┌──

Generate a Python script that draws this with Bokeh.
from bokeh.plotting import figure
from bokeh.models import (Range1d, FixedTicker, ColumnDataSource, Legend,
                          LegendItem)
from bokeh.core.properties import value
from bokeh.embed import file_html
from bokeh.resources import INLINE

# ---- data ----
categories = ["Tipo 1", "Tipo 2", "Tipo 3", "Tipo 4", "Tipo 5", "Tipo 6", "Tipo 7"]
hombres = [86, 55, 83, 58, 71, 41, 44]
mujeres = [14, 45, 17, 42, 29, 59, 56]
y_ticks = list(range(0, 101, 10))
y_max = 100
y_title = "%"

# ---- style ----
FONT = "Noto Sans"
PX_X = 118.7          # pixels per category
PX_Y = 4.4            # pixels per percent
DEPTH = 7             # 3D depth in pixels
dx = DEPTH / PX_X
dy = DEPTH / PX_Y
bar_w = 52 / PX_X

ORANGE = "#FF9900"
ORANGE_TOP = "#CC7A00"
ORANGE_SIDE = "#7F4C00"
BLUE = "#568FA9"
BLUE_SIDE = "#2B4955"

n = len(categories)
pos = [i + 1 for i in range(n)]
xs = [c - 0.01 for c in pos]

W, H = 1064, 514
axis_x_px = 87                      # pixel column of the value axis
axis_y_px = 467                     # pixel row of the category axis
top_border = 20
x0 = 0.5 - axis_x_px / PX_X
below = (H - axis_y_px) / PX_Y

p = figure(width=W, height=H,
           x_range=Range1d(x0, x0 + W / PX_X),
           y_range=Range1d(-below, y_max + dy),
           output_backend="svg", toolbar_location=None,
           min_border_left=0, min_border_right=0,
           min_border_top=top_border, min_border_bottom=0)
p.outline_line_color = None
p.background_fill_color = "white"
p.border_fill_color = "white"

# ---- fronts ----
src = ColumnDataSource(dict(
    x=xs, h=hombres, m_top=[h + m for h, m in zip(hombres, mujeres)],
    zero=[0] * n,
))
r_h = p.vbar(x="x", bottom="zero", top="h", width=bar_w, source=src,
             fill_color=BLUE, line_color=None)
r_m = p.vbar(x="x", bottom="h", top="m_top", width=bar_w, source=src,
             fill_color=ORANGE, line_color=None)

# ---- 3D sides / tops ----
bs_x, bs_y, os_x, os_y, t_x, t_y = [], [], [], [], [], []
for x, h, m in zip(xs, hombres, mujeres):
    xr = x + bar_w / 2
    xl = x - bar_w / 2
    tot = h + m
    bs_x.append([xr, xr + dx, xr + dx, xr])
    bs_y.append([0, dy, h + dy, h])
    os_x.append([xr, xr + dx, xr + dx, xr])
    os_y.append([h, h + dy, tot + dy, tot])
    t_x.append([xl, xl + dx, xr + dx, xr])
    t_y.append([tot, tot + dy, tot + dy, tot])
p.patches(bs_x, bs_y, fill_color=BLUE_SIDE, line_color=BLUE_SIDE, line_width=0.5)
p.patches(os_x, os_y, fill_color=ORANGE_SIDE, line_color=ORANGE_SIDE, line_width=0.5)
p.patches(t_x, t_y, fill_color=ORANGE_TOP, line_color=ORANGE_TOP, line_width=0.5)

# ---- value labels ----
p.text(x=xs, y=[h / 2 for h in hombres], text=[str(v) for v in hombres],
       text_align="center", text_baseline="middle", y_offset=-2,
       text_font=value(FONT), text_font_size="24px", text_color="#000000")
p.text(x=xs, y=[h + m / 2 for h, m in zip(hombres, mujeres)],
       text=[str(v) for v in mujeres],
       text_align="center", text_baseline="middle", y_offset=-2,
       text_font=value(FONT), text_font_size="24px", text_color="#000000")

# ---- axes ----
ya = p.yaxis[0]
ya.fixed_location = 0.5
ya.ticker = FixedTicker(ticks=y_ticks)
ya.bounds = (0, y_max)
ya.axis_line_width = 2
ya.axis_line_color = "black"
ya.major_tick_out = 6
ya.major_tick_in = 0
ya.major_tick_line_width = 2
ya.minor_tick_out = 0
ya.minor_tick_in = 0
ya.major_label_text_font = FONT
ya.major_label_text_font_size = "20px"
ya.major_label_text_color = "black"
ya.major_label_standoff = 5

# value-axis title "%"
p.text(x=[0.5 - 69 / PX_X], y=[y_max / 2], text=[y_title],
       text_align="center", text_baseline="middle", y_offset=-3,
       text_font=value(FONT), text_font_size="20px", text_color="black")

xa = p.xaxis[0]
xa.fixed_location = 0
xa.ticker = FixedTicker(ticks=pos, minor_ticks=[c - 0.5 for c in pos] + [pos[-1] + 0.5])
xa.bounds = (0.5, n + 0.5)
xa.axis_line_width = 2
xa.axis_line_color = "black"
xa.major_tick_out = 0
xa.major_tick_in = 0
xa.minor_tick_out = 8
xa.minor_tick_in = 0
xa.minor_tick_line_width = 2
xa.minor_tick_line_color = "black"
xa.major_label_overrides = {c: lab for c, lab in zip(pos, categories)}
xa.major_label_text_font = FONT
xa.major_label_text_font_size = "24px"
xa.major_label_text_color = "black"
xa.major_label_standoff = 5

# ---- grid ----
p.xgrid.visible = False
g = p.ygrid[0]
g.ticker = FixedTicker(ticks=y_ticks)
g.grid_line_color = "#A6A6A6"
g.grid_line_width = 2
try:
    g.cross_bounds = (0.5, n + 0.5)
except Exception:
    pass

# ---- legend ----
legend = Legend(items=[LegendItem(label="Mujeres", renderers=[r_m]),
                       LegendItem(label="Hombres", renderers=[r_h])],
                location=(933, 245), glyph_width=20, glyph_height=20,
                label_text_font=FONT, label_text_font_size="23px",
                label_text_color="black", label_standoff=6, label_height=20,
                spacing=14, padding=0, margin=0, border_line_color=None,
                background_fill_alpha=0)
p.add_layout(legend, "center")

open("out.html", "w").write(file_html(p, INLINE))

└──
┌──

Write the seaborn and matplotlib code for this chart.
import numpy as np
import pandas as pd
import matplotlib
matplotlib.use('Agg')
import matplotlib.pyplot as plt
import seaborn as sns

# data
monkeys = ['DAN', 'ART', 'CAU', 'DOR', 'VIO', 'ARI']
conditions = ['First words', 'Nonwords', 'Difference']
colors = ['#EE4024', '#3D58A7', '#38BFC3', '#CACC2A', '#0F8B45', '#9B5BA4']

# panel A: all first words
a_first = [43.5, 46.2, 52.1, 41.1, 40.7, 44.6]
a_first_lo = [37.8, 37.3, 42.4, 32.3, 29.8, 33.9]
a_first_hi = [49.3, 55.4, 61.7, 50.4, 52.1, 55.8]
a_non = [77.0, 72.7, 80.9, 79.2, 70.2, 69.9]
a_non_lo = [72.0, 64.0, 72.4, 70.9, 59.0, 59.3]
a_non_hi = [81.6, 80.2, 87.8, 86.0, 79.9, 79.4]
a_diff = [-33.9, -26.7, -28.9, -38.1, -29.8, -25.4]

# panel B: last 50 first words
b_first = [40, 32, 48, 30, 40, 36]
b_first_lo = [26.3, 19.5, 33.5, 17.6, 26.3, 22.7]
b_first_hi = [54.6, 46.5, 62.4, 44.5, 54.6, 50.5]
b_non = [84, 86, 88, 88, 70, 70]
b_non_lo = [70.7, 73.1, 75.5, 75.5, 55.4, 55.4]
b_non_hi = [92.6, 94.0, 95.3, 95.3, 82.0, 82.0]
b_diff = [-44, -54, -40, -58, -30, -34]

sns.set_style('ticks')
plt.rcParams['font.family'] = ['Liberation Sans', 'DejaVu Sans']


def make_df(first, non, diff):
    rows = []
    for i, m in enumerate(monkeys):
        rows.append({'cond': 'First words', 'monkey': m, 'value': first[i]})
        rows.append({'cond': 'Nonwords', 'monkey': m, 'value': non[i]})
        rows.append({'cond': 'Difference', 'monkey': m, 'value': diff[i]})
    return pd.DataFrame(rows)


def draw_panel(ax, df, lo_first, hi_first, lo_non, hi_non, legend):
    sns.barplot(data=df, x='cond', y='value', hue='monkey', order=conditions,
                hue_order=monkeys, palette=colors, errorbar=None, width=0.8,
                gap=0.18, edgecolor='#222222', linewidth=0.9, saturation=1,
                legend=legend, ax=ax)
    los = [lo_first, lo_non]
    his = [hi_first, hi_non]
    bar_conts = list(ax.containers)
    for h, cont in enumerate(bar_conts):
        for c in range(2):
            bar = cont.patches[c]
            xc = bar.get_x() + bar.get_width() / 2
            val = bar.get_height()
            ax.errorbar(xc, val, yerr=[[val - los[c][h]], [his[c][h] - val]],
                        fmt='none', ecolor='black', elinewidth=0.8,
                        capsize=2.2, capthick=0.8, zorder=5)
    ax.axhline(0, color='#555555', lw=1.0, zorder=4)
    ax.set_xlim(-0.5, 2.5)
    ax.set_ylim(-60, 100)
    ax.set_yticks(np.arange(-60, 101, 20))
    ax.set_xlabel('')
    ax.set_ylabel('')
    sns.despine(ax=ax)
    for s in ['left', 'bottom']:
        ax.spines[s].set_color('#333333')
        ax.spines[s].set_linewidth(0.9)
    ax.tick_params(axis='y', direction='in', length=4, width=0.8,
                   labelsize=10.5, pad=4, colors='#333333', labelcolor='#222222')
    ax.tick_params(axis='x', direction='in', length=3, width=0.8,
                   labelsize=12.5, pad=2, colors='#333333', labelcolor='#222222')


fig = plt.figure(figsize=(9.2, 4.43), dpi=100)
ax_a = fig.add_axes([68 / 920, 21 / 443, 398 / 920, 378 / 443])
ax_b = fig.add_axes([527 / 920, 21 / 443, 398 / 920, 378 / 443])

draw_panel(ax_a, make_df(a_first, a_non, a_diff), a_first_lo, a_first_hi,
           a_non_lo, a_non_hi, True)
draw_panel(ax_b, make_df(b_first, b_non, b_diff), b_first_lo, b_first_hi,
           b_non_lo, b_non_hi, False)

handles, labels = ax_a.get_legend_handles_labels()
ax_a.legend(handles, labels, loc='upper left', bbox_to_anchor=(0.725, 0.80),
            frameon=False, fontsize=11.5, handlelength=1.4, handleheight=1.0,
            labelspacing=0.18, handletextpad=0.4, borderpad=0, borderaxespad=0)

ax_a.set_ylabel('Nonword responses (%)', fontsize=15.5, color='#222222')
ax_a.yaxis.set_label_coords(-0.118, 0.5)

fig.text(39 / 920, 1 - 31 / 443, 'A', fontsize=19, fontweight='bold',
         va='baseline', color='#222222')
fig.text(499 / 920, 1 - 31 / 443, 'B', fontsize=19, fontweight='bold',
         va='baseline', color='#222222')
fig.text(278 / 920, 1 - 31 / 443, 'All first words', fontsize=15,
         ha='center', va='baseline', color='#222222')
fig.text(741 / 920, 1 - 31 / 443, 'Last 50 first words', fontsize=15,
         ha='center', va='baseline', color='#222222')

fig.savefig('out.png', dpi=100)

└──

All lines above from the one containing "Generate a Python" to the one containing "bar_w = 52 / PX_X" must be repeated exactly, both lines included, and no others.

Generate a Python script that draws this with Bokeh.
from bokeh.plotting import figure
from bokeh.models import (Range1d, FixedTicker, ColumnDataSource, Legend,
                          LegendItem)
from bokeh.core.properties import value
from bokeh.embed import file_html
from bokeh.resources import INLINE

# ---- data ----
categories = ["Tipo 1", "Tipo 2", "Tipo 3", "Tipo 4", "Tipo 5", "Tipo 6", "Tipo 7"]
hombres = [86, 55, 83, 58, 71, 41, 44]
mujeres = [14, 45, 17, 42, 29, 59, 56]
y_ticks = list(range(0, 101, 10))
y_max = 100
y_title = "%"

# ---- style ----
FONT = "Noto Sans"
PX_X = 118.7          # pixels per category
PX_Y = 4.4            # pixels per percent
DEPTH = 7             # 3D depth in pixels
dx = DEPTH / PX_X
dy = DEPTH / PX_Y
bar_w = 52 / PX_X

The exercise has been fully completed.